AUA streicht Flüge nach Tiflis
Angesichts der schweren Kämpfe um die von Georgien abtrünnige Region Südossetien haben die Austrian Airlines ihre Flüge in die georgische Hauptstadt Tiflis (Tbilisi) am Sonntag und am Montag gestrichen. Wie AUA-Pressesprecher Michael Braun am Samstag mitteilte, sehe die AUA die Sicherheit von Passagieren und Crew angesichts der derzeitigen politischen Lage nicht gewährleistet. Deshalb sei auch schon der AUA-Flug nach Tiflis am Freitagabend kurzfristig storniert worden.

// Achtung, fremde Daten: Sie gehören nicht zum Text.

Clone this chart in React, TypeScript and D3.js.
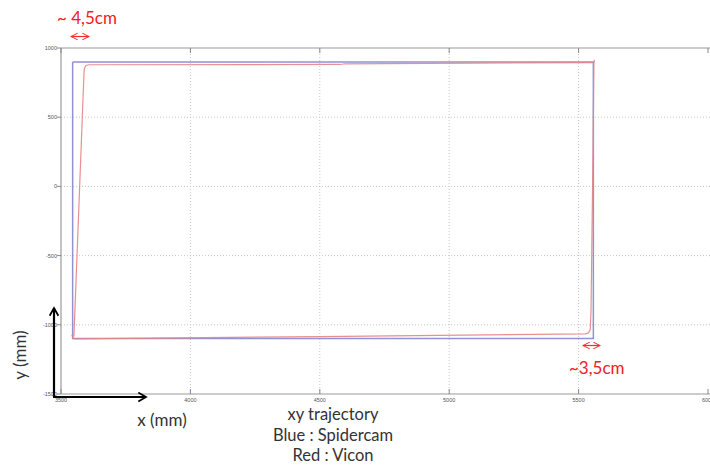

Am Montag werde über das weitere Vorgehen beraten, sagte der Sprecher. Die Austrian Airlines fliegen laut Braun am Montag, Mittwoch, Freitag und Sonntag jeweils um 22.25 Uhr in die georgische Hauptstadt (Flugnummer OS 653). Auf der AUA-Homepage wurden am Samstagnachmittag die gestrichenen Flüge vom Sonntag und Montag als "ausgebucht" angezeigt.
Reisewarnung
Das österreichische Außenministerium hatte am Freitag eine Reisewarnung für das gesamte Staatsgebiet Georgiens ausgegeben. Österreicher, die sich derzeit in Georgien aufhalten, wurden ersucht, sich unverzüglich mit dem österreichischen Honorarkonsulat in Tiflis, der österreichischen Vertretungsbehörde in Moskau oder der nächstgelegenen Vertretung eines EU-Mitgliedstaates in Verbindung zu setzen.